Harrison found it tough early on, too. When he came into the league six years ago, he didn't do much more than rush the quarterback.

"The main thing with him is that he worked at it," Farrior said. "He worked at his craft. He worked harder than everybody at his position, and that is why he is one of the best right now."

And that's why he is called a complete player by his peers.

"He has always been a complete player to me," Woodley said. "Is there anything he can't do?"

Well, maybe long snap?

Mark Kaboly can be reached at mkaboly@dailynewsemail.com or 412-664-9161.

revefsreleets
11-11-2009, 08:04 AM
"That's part of being a linebacker in Coach LeBeau's defense," Harrison said. "You have to be able to rush the passer and drop into coverage. That is part of the entire package."

I have literally been lambasted on this board repeatedly for bringing this up...but it's the main reason why it takes a couple years for players to grow into the position. It's why Woodley and Timmons are still on a learning curve and will (scarily) get much better over the next couple seasons.

El-Gonzo Jackson
11-11-2009, 11:10 AM
The sack that Keisel got was partially due to Harrison collapsing the pocket by driving Clady back into Orton. Orton had to step up right were Keisel put Ben Hamiton (on roller skates) back into Orton. Stats lie.
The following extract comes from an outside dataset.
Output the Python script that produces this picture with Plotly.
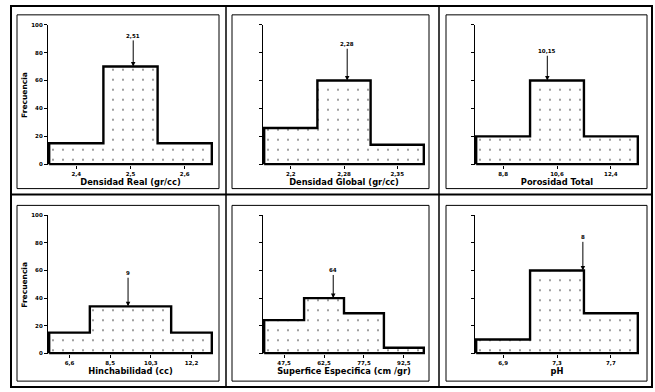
import plotly.graph_objects as go

W, H = 655, 392

titles = ["Densidad Real (gr/cc)", "Densidad Global (gr/cc)", "Porosidad Total",
          "Hinchabilidad (cc)", "Superfice Especifica (cm /gr)", "pH"]
tick_labels = [["2,4", "2,5", "2,6"],
               ["2,2", "2,28", "2,35"],
               ["8,8", "10,6", "12,4"],
               ["6,6", "8,5", "10,3", "12,2"],
               ["47,5", "62,5", "77,5", "92,5"],
               ["6,9", "7,3", "7,7"]]
freqs = [[15, 70, 15],
         [26, 60, 14],
         [20, 60, 20],
         [15, 34, 34, 15],
         [24, 40, 29, 4],
         [10, 60, 29]]
# arrow (mean value) position in bin units, its label and label height
mean_pos = [1.05, 1.06, 0.82, 1.44, 1.23, 1.48]
mean_labels = ["2,51", "2,28", "10,15", "9", "64", "8"]
label_y = [92, 86, 81, 58, 60, 84]
y_ticks = [0, 20, 40, 60, 80, 100]

# layout in pixels (scan geometry)
col_px = [(48, 213), (263, 425), (475, 639)]
row_px = [(164.5, 22), (356, 215)]
box_x = [(17, 219), (232, 429), (446, 647)]
box_y = [(12, 188), (205, 383)]

FONT = "DejaVu Sans"
bold = lambda s: dict(family=FONT, size=s, color="black", weight="bold")


def px_x(p):
    return p / W


def px_y(p):
    return 1 - p / H


fig = go.Figure()
axes = {}
annotations = []
for k in range(6):
    r, c = divmod(k, 3)
    sfx = "" if k == 0 else str(k + 1)
    xr, yr = "x" + sfx, "y" + sfx
    h = freqs[k]
    n = len(h)
    idx = list(range(n))

    fig.add_trace(go.Bar(x=idx, y=h, width=1, xaxis=xr, yaxis=yr, showlegend=False, hoverinfo="skip",
                         marker=dict(color="white", line=dict(width=0),
                                     pattern=dict(shape=".", fgcolor="black", bgcolor="white",
                                                  size=10, solidity=0.03))))
    ox, oy = [-0.5], [0]
    for i, v in enumerate(h):
        ox += [i - 0.5, i + 0.5]
        oy += [v, v]
    ox += [n - 0.5, -0.5]
    oy += [0, 0]
    fig.add_trace(go.Scatter(x=ox, y=oy, mode="lines", xaxis=xr, yaxis=yr, showlegend=False,
                             hoverinfo="skip", line=dict(color="black", width=2.4)))

    x0, x1 = col_px[c]
    yb, yt = row_px[r]
    padx = 1.2 / ((x1 - x0) / n)
    pady = 1.2 / ((yb - yt) / 100)
    axes["xaxis" + sfx] = dict(domain=[px_x(x0), px_x(x1)], range=[-0.5 - padx, n - 0.5 + padx],
                               anchor=yr, tickvals=idx, ticktext=tick_labels[k], ticks="outside",
                               ticklen=3, tickcolor="black", tickwidth=1, showline=False,
                               showgrid=False, zeroline=False, tickfont=bold(5.5),
                               title=dict(text=titles[k], font=bold(8.3), standoff=3))
    axes["yaxis" + sfx] = dict(domain=[px_y(yb), px_y(yt)], range=[-pady, 100], anchor=xr,
                               tickvals=y_ticks, ticks="outside", ticklen=3, tickcolor="black",
                               tickwidth=1, showline=True, linecolor="black", linewidth=1.3,
                               showgrid=False, zeroline=False, showticklabels=(c == 0),
                               tickfont=bold(5.5),
                               title=dict(text="Frecuencia" if c == 0 else "", font=bold(7.5),
                                          standoff=2))
    top = h[int(round(mean_pos[k]))]
    annotations.append(dict(x=mean_pos[k], y=top, ax=mean_pos[k], ay=label_y[k], xref=xr, yref=yr,
                            axref=xr, ayref=yr, text=mean_labels[k], showarrow=True, arrowhead=2,
                            arrowsize=0.9, arrowwidth=1, arrowcolor="black", font=bold(5.5)))

shapes = [dict(type="rect", xref="paper", yref="paper", x0=px_x(11), x1=px_x(652),
               y0=px_y(389), y1=px_y(3), line=dict(color="black", width=2))]
for xv in (226, 439):
    shapes.append(dict(type="line", xref="paper", yref="paper", x0=px_x(xv), x1=px_x(xv),
                       y0=px_y(389), y1=px_y(3), line=dict(color="black", width=1.5)))
shapes.append(dict(type="line", xref="paper", yref="paper", x0=px_x(11), x1=px_x(652),
                   y0=px_y(194), y1=px_y(194), line=dict(color="black", width=2)))
for (by0, by1) in box_y:
    for (bx0, bx1) in box_x:
        shapes.append(dict(type="rect", xref="paper", yref="paper", x0=px_x(bx0), x1=px_x(bx1),
                           y0=px_y(by1), y1=px_y(by0), line=dict(color="black", width=1)))

fig.update_layout(width=W, height=H, margin=dict(l=0, r=0, t=0, b=0), paper_bgcolor="white",
                  plot_bgcolor="white", bargap=0, shapes=shapes, annotations=annotations,
                  font=bold(6), **axes)
# the page's default body margin would shift the figure by 8px
fig.write_html("out.html", config=dict(displayModeBar=False),
               post_script="document.body.style.margin='0';")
Harrison had no sacks, but was a presence.

harrison still got tackled (mugged) by Clady on a bubble screen to Marshall that wasnt called. It was terrible.

Edman
11-11-2009, 11:21 AM
I see tackles are back to holding Harrison with no calls.

devilsdancefloor
11-11-2009, 11:35 AM
But they did call the holding on the guard.... its a great read thanks for posting

Steelboy84
11-11-2009, 12:58 PM
I see tackles are back to holding Harrison with no calls.

He was going to get his head ripped off Monday night! Literally!!!!!!!!!!!!!!!!!

revefsreleets
11-12-2009, 08:58 AM
The irony was, the holding call against the G was far less flagrant than about 10 other obvious holds Clady committed on Harrison....one of the most bothersome aspects of this to me is the nature of those holds. They are usually right out in the open field, right in front of 2 or 3 officials faces.